UNICREDIT, Italy’s largest bank, returned to a cash dividend yesterday as it battles to win round politically-connected shareholders who have been fighting a revamp plan by the lender’s boss.
Shares in the eurozone’s third-largest lender by market value jumped to a seven-week high in early trade in response to the higher than expected payout on yearly earnings, which also topped average analyst expectations.
UniCredit paid its dividend in shares last year but is now proposing €0.03 a share in cash, above forecasts, for a total of nearly €600m (£538m). Bank of Italy governor Mario Draghi had urged banks last week to direct profits to strengthening capital instead of handing out cash to shareholders.
The results came two days after reports, dismissed yesterday by chief executive Alessandro Profumo, that he had threatened to resign in the face of resistance from cash-hungry shareholder foundations over his plan to streamline domestic operations.

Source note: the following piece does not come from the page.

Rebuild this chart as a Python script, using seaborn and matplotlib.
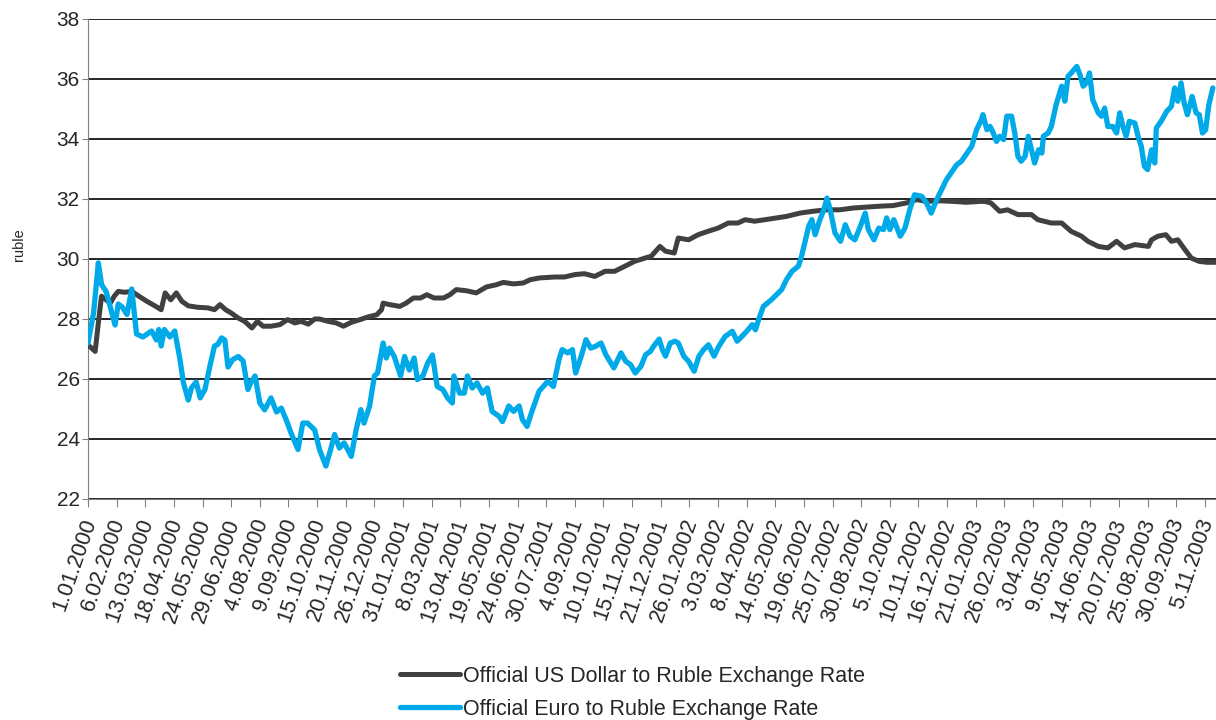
import numpy as np
import pandas as pd
import seaborn as sns
import matplotlib.pyplot as plt

# days counted from 1.01.2000
usd_days = [0, 9, 13, 17, 28, 33, 38, 46, 55, 64, 74, 84, 92, 97, 104, 111, 118, 126, 138,
            151, 159, 166, 173, 180, 189, 197, 206, 213, 220, 230, 241, 251, 260, 268, 277,
            285, 291, 302, 312, 321, 331, 342, 352, 363, 369, 371, 379, 392, 400, 409, 418,
            426, 435, 447, 455, 463, 476, 488, 501, 513, 522, 535, 547, 556, 568, 587, 599,
            612, 624, 637, 650, 662, 675, 687, 700, 708, 719, 726, 737, 742, 755, 767, 779,
            792, 805, 817, 826, 838, 851, 878, 895, 911, 928, 945, 962, 978, 995, 1012, 1029,
            1042, 1054, 1071, 1088, 1104, 1121, 1127, 1135, 1146, 1156, 1169, 1186, 1194,
            1211, 1224, 1236, 1249, 1257, 1270, 1282, 1293, 1303, 1316, 1333, 1337, 1345,
            1355, 1362, 1370, 1379, 1387, 1397, 1407, 1417]
usd_vals = [27.14, 26.92, 27.87, 28.76, 28.53, 28.76, 28.92, 28.89, 28.92, 28.76, 28.59,
            28.44, 28.31, 28.87, 28.64, 28.87, 28.59, 28.44, 28.39, 28.37, 28.31, 28.48, 28.31,
            28.2, 28.03, 27.92, 27.7, 27.92, 27.76, 27.76, 27.81, 27.98, 27.87, 27.92, 27.83,
            28.0, 28.0, 27.92, 27.87, 27.76, 27.89, 27.98, 28.07, 28.14, 28.31, 28.53, 28.48,
            28.42, 28.53, 28.7, 28.7, 28.81, 28.7, 28.7, 28.81, 28.98, 28.94, 28.87, 29.07,
            29.14, 29.22, 29.17, 29.2, 29.31, 29.37, 29.4, 29.4, 29.48, 29.51, 29.42, 29.59,
            29.59, 29.76, 29.92, 30.03, 30.09, 30.42, 30.26, 30.2, 30.7, 30.64, 30.81, 30.92,
            31.03, 31.2, 31.2, 31.31, 31.26, 31.31, 31.42, 31.53, 31.59, 31.64, 31.64, 31.7,
            31.73, 31.76, 31.78, 31.87, 31.98, 31.92, 31.94, 31.92, 31.89, 31.92, 31.92, 31.87,
            31.59, 31.64, 31.48, 31.48, 31.31, 31.2, 31.2, 30.92, 30.76, 30.59, 30.42, 30.37,
            30.59, 30.37, 30.48, 30.42, 30.64, 30.76, 30.81, 30.59, 30.64, 30.31, 30.03, 29.92,
            29.89, 29.89]

eur_days = [0, 7, 13, 17, 23, 28, 34, 38, 43, 49, 55, 61, 69, 80, 86, 89, 92, 96, 103, 109,
            115, 120, 126, 130, 136, 141, 147, 153, 159, 163, 168, 172, 176, 182, 189, 195,
            201, 205, 210, 216, 222, 230, 237, 243, 249, 256, 264, 270, 276, 285, 291, 299,
            305, 310, 316, 322, 331, 337, 343, 347, 354, 360, 364, 371, 375, 379, 385, 389,
            393, 398, 404, 410, 414, 421, 427, 433, 439, 446, 452, 458, 460, 467, 473, 477,
            483, 489, 496, 502, 508, 517, 521, 529, 535, 542, 546, 552, 558, 567, 578, 585,
            592, 596, 603, 609, 613, 620, 626, 632, 638, 645, 651, 661, 670, 676, 682, 688,
            695, 701, 707, 711, 718, 722, 726, 732, 738, 742, 749, 755, 762, 768, 774, 780,
            787, 793, 801, 810, 816, 822, 828, 835, 839, 843, 849, 859, 872, 878, 885, 893,
            897, 902, 906, 910, 914, 920, 925, 929, 933, 939, 946, 952, 958, 964, 971, 977,
            981, 988, 994, 1000, 1004, 1008, 1013, 1021, 1027, 1033, 1039, 1048, 1054, 1060,
            1067, 1073, 1079, 1085, 1092, 1098, 1105, 1111, 1117, 1123, 1125, 1130, 1134, 1138,
            1142, 1146, 1151, 1155, 1161, 1165, 1169, 1173, 1178, 1182, 1186, 1190, 1195, 1199,
            1201, 1207, 1211, 1217, 1224, 1228, 1232, 1236, 1243, 1247, 1251, 1255, 1259, 1263,
            1270, 1274, 1278, 1282, 1288, 1293, 1297, 1301, 1305, 1309, 1316, 1320, 1324, 1328,
            1332, 1337, 1341, 1343, 1349, 1356, 1362, 1366, 1370, 1374, 1378, 1382, 1388, 1393,
            1397, 1401, 1405, 1409, 1414]
eur_vals = [27.2, 28.2, 29.87, 29.15, 28.9, 28.4, 27.8, 28.5, 28.4, 28.15, 29.0, 27.5, 27.4,
            27.6, 27.3, 27.65, 27.1, 27.65, 27.4, 27.6, 26.75, 25.87, 25.3, 25.7, 25.9, 25.37,
            25.65, 26.4, 27.1, 27.15, 27.37, 27.3, 26.4, 26.65, 26.75, 26.6, 25.65, 25.9, 26.1,
            25.2, 24.97, 25.37, 24.9, 25.03, 24.65, 24.15, 23.65, 24.53, 24.53, 24.3, 23.65,
            23.1, 23.65, 24.15, 23.7, 23.87, 23.42, 24.3, 24.98, 24.53, 25.1, 26.1, 26.2, 27.2,
            26.7, 27.03, 26.75, 26.42, 26.1, 26.75, 26.3, 26.7, 25.98, 26.1, 26.53, 26.8, 25.75,
            25.65, 25.37, 25.2, 26.1, 25.53, 25.53, 26.1, 25.7, 25.87, 25.53, 25.7, 24.92, 24.75,
            24.58, 25.1, 24.92, 25.1, 24.65, 24.42, 24.92, 25.59, 25.92, 25.75, 26.64, 26.98,
            26.87, 26.98, 26.2, 26.76, 27.31, 27.03, 27.09, 27.2, 26.81, 26.37, 26.87, 26.59,
            26.48, 26.2, 26.42, 26.81, 26.92, 27.09, 27.33, 26.98, 26.76, 27.2, 27.26, 27.2,
            26.76, 26.59, 26.26, 26.76, 26.98, 27.14, 26.76, 27.09, 27.42, 27.59, 27.26, 27.42,
            27.59, 27.81, 27.64, 27.98, 28.42, 28.64, 28.98, 29.31, 29.59, 29.76, 30.09, 30.64,
            31.09, 31.31, 30.81, 31.31, 31.64, 32.03, 31.64, 30.87, 30.59, 31.14, 30.76, 30.64,
            31.09, 31.53, 30.98, 30.64, 31.03, 30.98, 31.37, 30.98, 31.31, 30.76, 31.03, 31.64,
            32.14, 32.09, 31.87, 31.53, 31.98, 32.31, 32.64, 32.87, 33.14, 33.26, 33.53, 33.76,
            34.31, 34.64, 34.81, 34.31, 34.42, 34.2, 33.92, 34.09, 33.98, 34.76, 34.76, 34.2,
            33.42, 33.26, 33.42, 34.09, 33.64, 33.2, 33.64, 33.53, 34.09, 34.2, 34.42, 35.14,
            35.76, 35.26, 36.09, 36.2, 36.42, 36.14, 35.76, 35.87, 36.2, 35.31, 34.87, 34.76,
            35.03, 34.42, 34.42, 34.2, 34.87, 34.42, 34.09, 34.59, 34.53, 34.09, 33.76, 33.09,
            32.98, 33.64, 33.2, 34.37, 34.59, 34.92, 35.09, 35.7, 35.26, 35.87, 35.2, 34.81,
            35.42, 34.87, 34.81, 34.2, 34.31, 35.14, 35.7]

tick_labels = ["1.01.2000", "6.02.2000", "13.03.2000", "18.04.2000", "24.05.2000",
               "29.06.2000", "4.08.2000", "9.09.2000", "15.10.2000", "20.11.2000",
               "26.12.2000", "31.01.2001", "8.03.2001", "13.04.2001", "19.05.2001",
               "24.06.2001", "30.07.2001", "4.09.2001", "10.10.2001", "15.11.2001",
               "21.12.2001", "26.01.2002", "3.03.2002", "8.04.2002", "14.05.2002",
               "19.06.2002", "25.07.2002", "30.08.2002", "5.10.2002", "10.11.2002",
               "16.12.2002", "21.01.2003", "26.02.2003", "3.04.2003", "9.05.2003",
               "14.06.2003", "20.07.2003", "25.08.2003", "30.09.2003", "5.11.2003"]

usd = pd.DataFrame({"day": usd_days, "rate": usd_vals})
eur = pd.DataFrame({"day": eur_days, "rate": eur_vals})

sns.set_style("white")
plt.rcParams["font.family"] = ["Liberation Sans", "DejaVu Sans"]

fig = plt.figure(figsize=(12.16, 7.2), dpi=100)
ax = fig.add_axes([88 / 1216, 1 - 499 / 720, 1 - 88 / 1216, 480 / 720])

sns.lineplot(data=usd, x="day", y="rate", ax=ax, color="#404040", lw=3.6,
             label="Official US Dollar to Ruble Exchange Rate", zorder=3)
sns.lineplot(data=eur, x="day", y="rate", ax=ax, color="#00A9E8", lw=3.8,
             label="Official Euro to Ruble Exchange Rate", zorder=4)

ax.set_ylim(22, 38)
ax.set_yticks(range(22, 39, 2))
ax.set_xlim(0, 1418)
ax.set_xticks([36 * i for i in range(len(tick_labels))])
ax.set_xticklabels(tick_labels, rotation=71, ha="right", va="center_baseline",
                   rotation_mode="anchor")
ax.grid(axis="y", color="black", lw=1.2)
ax.set_axisbelow(True)
for s in ["top", "right"]:
    ax.spines[s].set_visible(False)
ax.spines["left"].set_color("#808080")
ax.spines["bottom"].set_color("#808080")
ax.tick_params(axis="x", direction="out", length=6, color="#808080", labelsize=15.5, pad=8)
ax.tick_params(axis="y", direction="out", length=4, color="#808080", labelsize=15, pad=2)
ax.tick_params(bottom=True, left=True)
ax.set_xlabel("")
ax.set_ylabel("ruble", fontsize=10.5)
ax.yaxis.set_label_coords(-0.055, 0.53)

h, l = ax.get_legend_handles_labels()
ax.get_legend().remove()
fig.legend(h, l, loc="center", bbox_to_anchor=(0.52, 0.038), frameon=False,
           fontsize=15.5, handlelength=2.8, handletextpad=0.1, labelspacing=0.55)

fig.savefig("out.png", dpi=100)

UniCredit’s fourth-quarter net profit fell 27 per cent to €371m from €505m a year earlier. The group said net interest income during the quarter fell 22 per cent to €4.11bn, which was more than offset by a sharp rise in non-interest income. The group said writedowns of loans and other provisions climbed 56 per cent from a year earlier to €2.07bn, but were slightly below the third-quarter level.
Profumo, architect of UniCredit’s rise from domestic lender to major European player thanks to the acquisition of Germany’s HVB in 2005, said he was confident of reaching agreement with shareholders over a reorganisation that analysts say could save up to €800m a year.
He said relationships with shareholders were good but more time was needed to finesse the plan: “We want to go into a deeper analysis on how the new organisation should work.”
The plan would eliminate boards at UniCredit units, limiting the local influence of politically-connected shareholder foundations that overall hold about 12 per cent of the bank.